Law of Gravity

• Newton derived the law of gravity by combining Kepler's third law with the mathematical description of the centripetal force.
• The gravitational force acting on two masses $M$ and $m$ is proportional to both and inversely proportional to the squared distance $r$ between them: $$F_G = G\frac{Mm}{r^2}$$
• The proportional factor $G=6.67\cdot 10^{-11}\,\mathrm{N}$ is called the gravitational constant and can be measured for example with the Cavendish experiment.

One of the great achievements of Isaac Newton was to find out that the force which lets objects fall to the ground and the force which keeps celestial bodies on an elliptical track around a central body is basically identical.

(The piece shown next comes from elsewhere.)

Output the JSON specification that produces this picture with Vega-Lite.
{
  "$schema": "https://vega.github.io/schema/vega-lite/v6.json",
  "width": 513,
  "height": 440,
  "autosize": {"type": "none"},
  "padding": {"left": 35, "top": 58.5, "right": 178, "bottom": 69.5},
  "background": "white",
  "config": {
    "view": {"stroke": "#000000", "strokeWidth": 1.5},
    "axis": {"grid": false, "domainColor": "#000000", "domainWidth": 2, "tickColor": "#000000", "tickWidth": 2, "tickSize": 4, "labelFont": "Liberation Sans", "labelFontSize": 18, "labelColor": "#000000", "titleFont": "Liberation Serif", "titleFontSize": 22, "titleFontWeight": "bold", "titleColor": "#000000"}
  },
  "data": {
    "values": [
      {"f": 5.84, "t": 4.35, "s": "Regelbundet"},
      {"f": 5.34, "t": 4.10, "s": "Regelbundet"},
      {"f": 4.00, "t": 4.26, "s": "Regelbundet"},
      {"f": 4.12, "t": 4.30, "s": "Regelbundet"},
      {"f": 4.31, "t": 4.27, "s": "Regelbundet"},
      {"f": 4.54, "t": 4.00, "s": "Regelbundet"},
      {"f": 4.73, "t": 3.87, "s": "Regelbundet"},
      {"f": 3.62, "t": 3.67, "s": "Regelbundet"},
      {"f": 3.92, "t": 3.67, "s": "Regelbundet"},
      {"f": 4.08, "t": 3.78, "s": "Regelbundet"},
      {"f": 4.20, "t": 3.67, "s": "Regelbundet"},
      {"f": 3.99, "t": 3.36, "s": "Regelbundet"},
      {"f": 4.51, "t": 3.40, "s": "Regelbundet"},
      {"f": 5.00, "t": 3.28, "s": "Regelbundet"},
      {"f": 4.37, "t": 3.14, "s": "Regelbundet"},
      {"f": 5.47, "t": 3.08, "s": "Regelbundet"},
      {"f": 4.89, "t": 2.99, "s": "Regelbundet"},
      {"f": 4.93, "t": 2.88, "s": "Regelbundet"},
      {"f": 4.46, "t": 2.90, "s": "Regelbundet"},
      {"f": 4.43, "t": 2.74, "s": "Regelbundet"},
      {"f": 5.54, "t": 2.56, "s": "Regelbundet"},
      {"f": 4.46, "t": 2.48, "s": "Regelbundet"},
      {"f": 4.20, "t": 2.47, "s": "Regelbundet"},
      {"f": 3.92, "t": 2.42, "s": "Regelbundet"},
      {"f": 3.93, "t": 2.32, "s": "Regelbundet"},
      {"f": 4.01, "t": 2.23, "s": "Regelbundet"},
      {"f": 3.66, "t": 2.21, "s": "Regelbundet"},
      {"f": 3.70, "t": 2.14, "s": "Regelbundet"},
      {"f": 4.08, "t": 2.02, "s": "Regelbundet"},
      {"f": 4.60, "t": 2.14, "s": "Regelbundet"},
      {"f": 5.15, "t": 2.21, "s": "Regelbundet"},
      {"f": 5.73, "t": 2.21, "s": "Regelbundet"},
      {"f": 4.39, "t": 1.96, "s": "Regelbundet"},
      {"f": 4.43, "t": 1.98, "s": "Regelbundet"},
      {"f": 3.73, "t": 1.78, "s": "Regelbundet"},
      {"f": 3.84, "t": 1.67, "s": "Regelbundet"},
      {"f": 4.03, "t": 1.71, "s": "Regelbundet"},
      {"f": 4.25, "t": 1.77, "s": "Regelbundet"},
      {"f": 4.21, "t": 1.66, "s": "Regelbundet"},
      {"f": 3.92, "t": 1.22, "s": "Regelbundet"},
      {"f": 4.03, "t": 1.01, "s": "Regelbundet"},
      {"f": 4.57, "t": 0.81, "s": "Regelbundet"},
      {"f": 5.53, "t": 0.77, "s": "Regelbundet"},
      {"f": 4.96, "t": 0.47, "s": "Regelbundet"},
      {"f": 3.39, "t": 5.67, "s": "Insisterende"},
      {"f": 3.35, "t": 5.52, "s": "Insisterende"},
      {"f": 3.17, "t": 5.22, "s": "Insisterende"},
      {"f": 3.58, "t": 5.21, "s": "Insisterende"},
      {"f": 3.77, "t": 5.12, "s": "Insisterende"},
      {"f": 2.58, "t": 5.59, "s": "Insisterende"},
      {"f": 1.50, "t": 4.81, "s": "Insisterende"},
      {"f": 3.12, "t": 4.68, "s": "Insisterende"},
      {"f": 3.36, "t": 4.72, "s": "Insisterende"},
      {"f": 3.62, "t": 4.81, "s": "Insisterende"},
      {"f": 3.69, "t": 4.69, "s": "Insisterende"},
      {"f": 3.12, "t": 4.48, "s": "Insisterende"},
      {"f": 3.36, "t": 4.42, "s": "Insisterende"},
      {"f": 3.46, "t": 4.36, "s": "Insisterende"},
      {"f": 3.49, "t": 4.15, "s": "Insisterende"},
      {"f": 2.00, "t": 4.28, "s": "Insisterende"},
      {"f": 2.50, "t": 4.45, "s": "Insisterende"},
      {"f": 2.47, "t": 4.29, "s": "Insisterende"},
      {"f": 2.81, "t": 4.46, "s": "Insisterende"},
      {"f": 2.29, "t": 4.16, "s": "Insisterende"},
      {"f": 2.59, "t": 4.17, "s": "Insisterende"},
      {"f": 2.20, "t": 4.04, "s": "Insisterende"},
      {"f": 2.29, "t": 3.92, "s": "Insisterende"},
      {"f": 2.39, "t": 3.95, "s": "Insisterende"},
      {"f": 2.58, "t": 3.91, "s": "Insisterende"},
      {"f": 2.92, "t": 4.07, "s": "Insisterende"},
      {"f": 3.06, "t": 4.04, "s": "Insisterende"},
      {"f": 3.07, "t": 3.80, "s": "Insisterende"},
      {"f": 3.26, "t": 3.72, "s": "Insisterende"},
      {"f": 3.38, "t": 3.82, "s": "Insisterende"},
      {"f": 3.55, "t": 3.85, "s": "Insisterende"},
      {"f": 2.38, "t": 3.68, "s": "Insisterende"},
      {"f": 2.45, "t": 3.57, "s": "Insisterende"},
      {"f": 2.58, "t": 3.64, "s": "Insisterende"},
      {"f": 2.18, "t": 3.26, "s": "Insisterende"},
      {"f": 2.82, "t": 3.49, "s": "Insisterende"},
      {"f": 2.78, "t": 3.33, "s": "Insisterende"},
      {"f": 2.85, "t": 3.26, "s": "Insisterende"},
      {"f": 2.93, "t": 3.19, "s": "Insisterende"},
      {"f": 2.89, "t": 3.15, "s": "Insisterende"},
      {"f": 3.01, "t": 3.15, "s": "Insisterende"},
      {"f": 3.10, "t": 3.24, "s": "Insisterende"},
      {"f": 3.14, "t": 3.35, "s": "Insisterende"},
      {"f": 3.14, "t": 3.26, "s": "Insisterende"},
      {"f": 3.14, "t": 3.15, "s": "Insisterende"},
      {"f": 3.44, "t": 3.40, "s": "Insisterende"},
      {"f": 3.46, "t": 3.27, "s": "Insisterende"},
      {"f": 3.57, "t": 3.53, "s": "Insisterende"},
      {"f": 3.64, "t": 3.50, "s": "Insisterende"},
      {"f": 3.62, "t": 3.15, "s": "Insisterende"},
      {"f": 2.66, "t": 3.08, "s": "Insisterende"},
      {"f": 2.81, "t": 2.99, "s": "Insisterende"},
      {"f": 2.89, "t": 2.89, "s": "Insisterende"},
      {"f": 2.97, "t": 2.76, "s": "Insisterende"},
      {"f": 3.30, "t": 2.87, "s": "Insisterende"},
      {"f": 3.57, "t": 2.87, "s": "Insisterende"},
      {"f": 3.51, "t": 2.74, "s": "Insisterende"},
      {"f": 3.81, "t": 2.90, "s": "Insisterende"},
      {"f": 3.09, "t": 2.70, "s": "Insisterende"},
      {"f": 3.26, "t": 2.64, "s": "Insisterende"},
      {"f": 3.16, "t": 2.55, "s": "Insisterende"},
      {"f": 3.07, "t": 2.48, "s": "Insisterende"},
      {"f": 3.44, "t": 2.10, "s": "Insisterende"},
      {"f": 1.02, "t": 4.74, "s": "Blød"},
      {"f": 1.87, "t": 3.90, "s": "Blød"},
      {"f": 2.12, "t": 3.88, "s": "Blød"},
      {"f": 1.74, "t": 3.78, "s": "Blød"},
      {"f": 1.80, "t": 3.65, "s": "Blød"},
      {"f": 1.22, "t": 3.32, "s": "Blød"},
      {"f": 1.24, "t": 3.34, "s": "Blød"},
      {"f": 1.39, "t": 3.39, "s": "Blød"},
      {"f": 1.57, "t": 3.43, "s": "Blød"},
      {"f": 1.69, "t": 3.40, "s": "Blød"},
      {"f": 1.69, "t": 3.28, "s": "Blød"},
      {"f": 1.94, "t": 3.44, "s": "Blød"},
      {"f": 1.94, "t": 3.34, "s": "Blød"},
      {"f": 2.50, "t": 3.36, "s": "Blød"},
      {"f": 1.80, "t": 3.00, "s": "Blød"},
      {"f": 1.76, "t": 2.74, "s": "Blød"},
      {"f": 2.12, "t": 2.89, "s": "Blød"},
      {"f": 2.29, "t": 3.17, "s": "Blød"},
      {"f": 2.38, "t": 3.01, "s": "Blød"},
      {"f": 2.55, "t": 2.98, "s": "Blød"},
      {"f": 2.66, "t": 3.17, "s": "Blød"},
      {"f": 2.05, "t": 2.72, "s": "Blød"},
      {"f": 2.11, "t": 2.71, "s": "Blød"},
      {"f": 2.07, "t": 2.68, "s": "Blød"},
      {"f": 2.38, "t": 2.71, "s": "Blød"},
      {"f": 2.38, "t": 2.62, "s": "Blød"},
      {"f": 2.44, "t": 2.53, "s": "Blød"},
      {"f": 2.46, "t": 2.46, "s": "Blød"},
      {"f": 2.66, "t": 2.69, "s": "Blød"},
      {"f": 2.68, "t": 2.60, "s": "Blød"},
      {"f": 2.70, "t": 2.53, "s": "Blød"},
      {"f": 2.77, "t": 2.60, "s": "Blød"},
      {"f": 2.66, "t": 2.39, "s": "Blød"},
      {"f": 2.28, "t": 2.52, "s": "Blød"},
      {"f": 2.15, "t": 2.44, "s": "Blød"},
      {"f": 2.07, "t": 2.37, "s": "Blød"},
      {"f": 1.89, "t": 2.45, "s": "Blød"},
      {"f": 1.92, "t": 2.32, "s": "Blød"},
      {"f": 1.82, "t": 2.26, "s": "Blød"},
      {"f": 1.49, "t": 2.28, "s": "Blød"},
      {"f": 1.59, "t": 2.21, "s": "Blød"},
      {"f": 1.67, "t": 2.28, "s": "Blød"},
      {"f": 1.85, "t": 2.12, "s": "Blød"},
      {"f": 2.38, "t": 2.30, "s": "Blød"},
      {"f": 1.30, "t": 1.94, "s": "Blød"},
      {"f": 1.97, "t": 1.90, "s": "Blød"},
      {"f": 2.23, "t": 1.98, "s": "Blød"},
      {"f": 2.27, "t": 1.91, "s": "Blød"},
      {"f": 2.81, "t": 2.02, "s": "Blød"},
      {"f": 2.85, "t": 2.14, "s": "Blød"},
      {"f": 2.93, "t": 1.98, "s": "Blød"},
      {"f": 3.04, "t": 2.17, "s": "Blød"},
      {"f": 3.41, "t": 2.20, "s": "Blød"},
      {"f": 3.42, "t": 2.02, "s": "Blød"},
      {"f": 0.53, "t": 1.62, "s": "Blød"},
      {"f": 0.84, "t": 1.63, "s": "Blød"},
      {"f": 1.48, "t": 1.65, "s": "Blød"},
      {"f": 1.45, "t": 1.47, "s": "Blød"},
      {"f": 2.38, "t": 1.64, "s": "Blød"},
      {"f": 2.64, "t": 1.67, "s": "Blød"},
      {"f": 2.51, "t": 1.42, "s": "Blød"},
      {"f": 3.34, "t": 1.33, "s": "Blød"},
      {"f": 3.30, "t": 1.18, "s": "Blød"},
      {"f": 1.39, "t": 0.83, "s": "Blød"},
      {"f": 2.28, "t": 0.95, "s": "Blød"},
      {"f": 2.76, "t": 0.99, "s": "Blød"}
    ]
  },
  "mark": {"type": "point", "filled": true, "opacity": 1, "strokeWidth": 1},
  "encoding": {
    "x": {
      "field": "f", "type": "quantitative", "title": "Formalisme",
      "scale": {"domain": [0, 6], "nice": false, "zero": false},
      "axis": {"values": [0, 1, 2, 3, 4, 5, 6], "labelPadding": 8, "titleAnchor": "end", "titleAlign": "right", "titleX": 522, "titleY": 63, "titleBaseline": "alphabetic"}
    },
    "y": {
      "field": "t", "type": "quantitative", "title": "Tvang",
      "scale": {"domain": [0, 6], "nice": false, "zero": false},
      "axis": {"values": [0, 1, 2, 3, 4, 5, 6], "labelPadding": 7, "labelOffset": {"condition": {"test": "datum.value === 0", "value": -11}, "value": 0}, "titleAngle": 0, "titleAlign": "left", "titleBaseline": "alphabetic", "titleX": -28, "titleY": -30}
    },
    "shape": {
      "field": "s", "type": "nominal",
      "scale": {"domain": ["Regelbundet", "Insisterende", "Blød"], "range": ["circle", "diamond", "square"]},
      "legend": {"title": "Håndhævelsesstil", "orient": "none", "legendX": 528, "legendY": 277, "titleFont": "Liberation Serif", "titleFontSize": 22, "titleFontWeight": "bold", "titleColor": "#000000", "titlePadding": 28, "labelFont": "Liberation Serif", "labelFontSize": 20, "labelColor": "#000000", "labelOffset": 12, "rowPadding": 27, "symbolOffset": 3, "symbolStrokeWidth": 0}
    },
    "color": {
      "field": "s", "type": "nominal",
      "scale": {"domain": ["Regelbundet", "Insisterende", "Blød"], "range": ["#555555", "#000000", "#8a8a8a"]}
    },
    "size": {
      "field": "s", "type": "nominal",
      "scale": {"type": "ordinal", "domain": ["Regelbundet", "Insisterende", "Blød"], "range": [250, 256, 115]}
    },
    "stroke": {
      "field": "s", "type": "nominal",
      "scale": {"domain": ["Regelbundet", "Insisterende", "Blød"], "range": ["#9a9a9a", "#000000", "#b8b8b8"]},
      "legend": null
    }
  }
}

With the help of Kepler's laws and the formula for the centripetal force, he was then able to determine a relation between the gravitational force, the masses of the two attracting objects, and their distance to each other. The gravitational acceleration is independent of the mass $m$ of the accelerated object. Taking the second law of Newton $F=ma$ into account, we can therefore assume that the gravitational force has to be proportional to $m$: $$F_G \propto m$$ Due to Newton's third law, it makes sense to state that the gravitational force should also be proportional to the mass of the central body because of reaction: $$F_G \propto M$$ In the next step, we assume that gravitation acts like a centripetal force that keeps the planets in the solar system on their trajectory around the sun or the moon around the earth. This can be written as $$F_C = m\omega^2 r$$ Inserting $\omega=2\pi/T$ leads to $$F_C = m \frac{4\pi^2}{T^2} r$$ Kepler's third law states that $T^2$ over $r^3$ is a constant $k$ and can therefore be written as $$\frac{T^2}{r^3} = k$$ We want to eliminate now the time from the formula of $F_G$. Expanding the right side of $F_G$ with $r^2$ results in $$F_C = m 4\pi^2 \frac{T^2}{r^3} \frac{1}{r^2}$$ We can now insert Kepler's law into this equation which finally leads to $$F_C = m4\pi^2k\frac{1}{r^2}$$ From this equation can immediately deduce that the gravitational force must be inversely proportional to the squared distance between the interacting objects: $$F_C \propto \frac{1}{r^2}$$ Putting all together leads to $$F_G\propto\frac{Mm}{r^2}$$ Introducing a proportional factor $G$ results in the well-known Newton's law of gravity: $$\boxed{F_G = G\frac{Mm}{r^2}}$$ The value of the gravitational constant can be determined with the Cavendish Experiment.